Perhaps you need some actual hands on with Ryzen instead of hopping on the questionable bandwagon.
- 8x only lanes are only a thing on mobile. The Renoir and Cezanne desktop APUs have 16x lanes for the GPU like everyone else.
Sorry, I read somewhere that and author clearly wrote that about 3200G.
- The chipset drivers have only really mattered performance-wise for chiplet CPUs - if you want to believe otherwise that "crapola" is necessary, get your hands on a 4650G or 5600G first? Windows Update automatically fetches the basic chipset drivers just like it would Intel ME firmware, and off you go to the races.
Well, you need chipset drivers, that AMD used to package in catalyst install manager, which was installed and did nothing. And if you have APU, then you need to install APU drivers. That's bearable if you only use APU, but if you decide to use a discrete cards like RTX 2060, you will have AMD Crimson combined with nV's crapola GF Experience, nV's Control Panel. And after removing APU drivers you could never be sure if AMD's software didn't also wipe out chipset drivers. That's a pain.
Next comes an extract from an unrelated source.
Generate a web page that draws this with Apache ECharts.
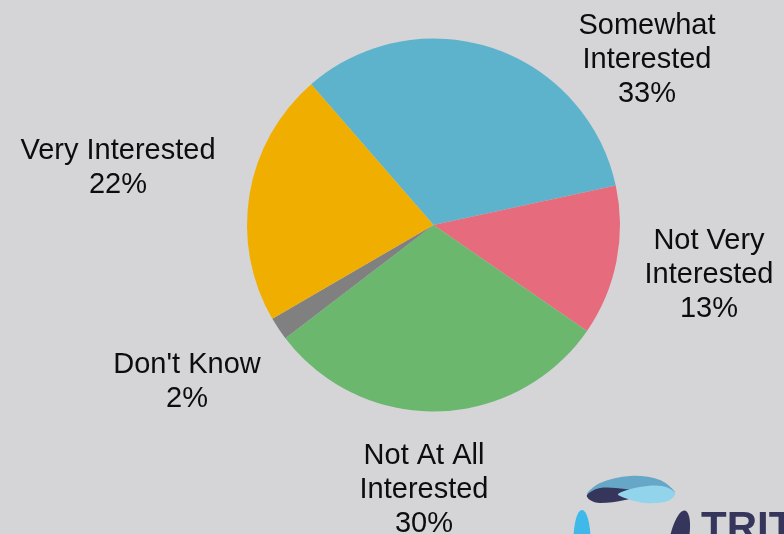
<!DOCTYPE html>
<html>
<head>
<meta charset="utf-8">
<style>
  html, body { margin: 0; padding: 0; background: #d5d5d7; }
  #chart { width: 784px; height: 534px; }
</style>
<script src="https://cdn.jsdelivr.net/npm/echarts@6/dist/echarts.min.js"></script>
</head>
<body>
<div id="chart"></div>
<script>
// Survey responses: level of interest (percent of respondents)
const categories = [
  'Somewhat\nInterested',
  'Not Very\nInterested',
  'Not At All\nInterested',
  "Don't Know",
  'Very Interested'
];
const shares = [33, 13, 30, 2, 22];
const sliceColors = ['#5eb3cc', '#e66c7d', '#6bb76e', '#808080', '#f0ae00'];

// Where each category's caption sits (centre of the text block)
const captionAnchors = [
  [647, 60],
  [709, 275],
  [424, 490],
  [187, 382],
  [118, 168]
];

const chart = echarts.init(document.getElementById('chart'), null, { renderer: 'canvas' });

const labelFont = {
  fontFamily: '"Liberation Sans", Arial, sans-serif',
  fontSize: 29,
  lineHeight: 34,
  color: '#0d0d0d'
};

chart.setOption({
  backgroundColor: '#d5d5d7',
  animation: false,
  series: [{
    type: 'pie',
    center: [433.5, 225],
    radius: [0, 186.5],
    startAngle: 131,
    clockwise: true,
    avoidLabelOverlap: false,
    silent: true,
    data: categories.map((name, i) => ({
      name: name,
      value: shares[i],
      itemStyle: { color: sliceColors[i] }
    })),
    itemStyle: { borderWidth: 0 },
    label: Object.assign({
      show: true,
      position: 'outside',
      align: 'center',
      formatter: p => p.name + '\n' + p.value + '%'
    }, labelFont),
    labelLine: { show: false },
    labelLayout: params => ({
      x: captionAnchors[params.dataIndex][0],
      y: captionAnchors[params.dataIndex][1],
      align: 'center',
      verticalAlign: 'middle'
    })
  }],
  graphic: [
    // brand mark in the lower-right corner
    {
      type: 'group',
      silent: true,
      children: [
        { type: 'polygon', shape: { smooth: 0.35, points: [[587, 494], [600, 483], [630, 476], [660, 480], [675, 493], [650, 488], [625, 490], [600, 492]] }, style: { fill: '#66a7c7' } },
        { type: 'polygon', shape: { smooth: 0.35, points: [[587, 495], [600, 488], [625, 489], [648, 493], [625, 500], [600, 503], [590, 500]] }, style: { fill: '#36355b' } },
        { type: 'polygon', shape: { smooth: 0.35, points: [[618, 494], [640, 487], [662, 486], [675, 493], [668, 501], [645, 503], [628, 499]] }, style: { fill: '#92d4ec' } },
        { type: 'circle', shape: { cx: 0, cy: 0, r: 10 }, x: 582, y: 540, scaleX: 0.85, scaleY: 3, style: { fill: '#3fb8ea' } },
        { type: 'circle', shape: { cx: 0, cy: 0, r: 10 }, x: 679, y: 540, scaleX: 0.95, scaleY: 3, rotation: -0.2, style: { fill: '#36355b' } },
        {
          type: 'text',
          x: 701,
          y: 508,
          style: {
            text: 'TRITON',
            fill: '#36355b',
            font: 'bold 42px "Liberation Sans", Arial, sans-serif',
            verticalAlign: 'top'
          }
        }
      ]
    }
  ]
});
</script>
</body>
</html>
- "Better control of TDP" just sounds like you haven't comprehended the simple PPT controls that every UEFI affords you, yet you're able to get a grasp of equally simple PL1/PL2/tau?
I'm aware of PPT and some amp limiter. They are okay, but they are only for when you enable AMD's boost. AMD also doesn't have anything like Tau. Also on AMD side you have Windows power plan bullshit with special power plans just for Ryzens, because apparently Ryzen is too cool for Windows. I think that Intel is far better at power usage tweaking and adjustment. AMD is still in FX recovery phase and their technologies lack polish.
- "Far more stable" is a hoooooot take - maybe you'd have some credibility referring to Z490 and Comet Lake (which was largely solid due to nothing being new), but you clearly aren't.
Ryzens are clearly not great there. USB issues, RAM compatibility issues, shitton of AGESA updates. Ryzen has been awful at stability even for AMD standards. And this is the experience of person, who used every single Ryzen gen:
In short, it could be described as sticked to poop that will always remain poop and maybe will get polished a bit by time. Experience on Intel side is literally putting everything together and it works perfectly forever. And that's about motherboards and CPU's, but if you perhaps bought Ryzen machine with 3600 and RX 5700 XT, you were royally screwed with having most unstable modern garbage. RX 5000 series to this day still have black screen issues and it has one of the biggest RTG failure, probably since Terrascale 2. AMD tried to do something with drivers, but tin the end they mostly didn't resolve that widespread problem. I have read that return rate of those cards was around 20%. That's a lot and it pretty much ruined RDNA1. And also made my opinion to solidify that AMD doesn't give an f if they release something barely functional and with major issues. In FX days, some lower end boards were caching on fire due to incorrect specs that AMD provided. FM2+ was generally an incompatibility mess too. Needless to say, I don't trust AMD at all these days, despite owning almost everything exclusively AMD.
And here is this bloke:
Pretty much says that Intel is good at engineering unlike some others and they are good at being attentive to details, unlike some others. Intel has been dominating in mobile and enterprise space, not only because they delivered good performance, but because they delivered strong overall package and big part of it is making sure that clients trust their stuff to work exactly as expected without any exceptions and bullshit. Which is where AMD has been poor at for decades. The only cool trick that AMD has is "we made it faster". People that rely on their hardware, are pleased by that, but ensuring trust is still the most important thing to them.
You and the rest of the Polish people should do something about that. You shouldn't have to go to Germany or ANYWHERE else in the Europeon Urinal to get decent hardware. Long live the Visegrad!
lol People from Lithuania go to Poland to buy food cheaper. That's just how EU works.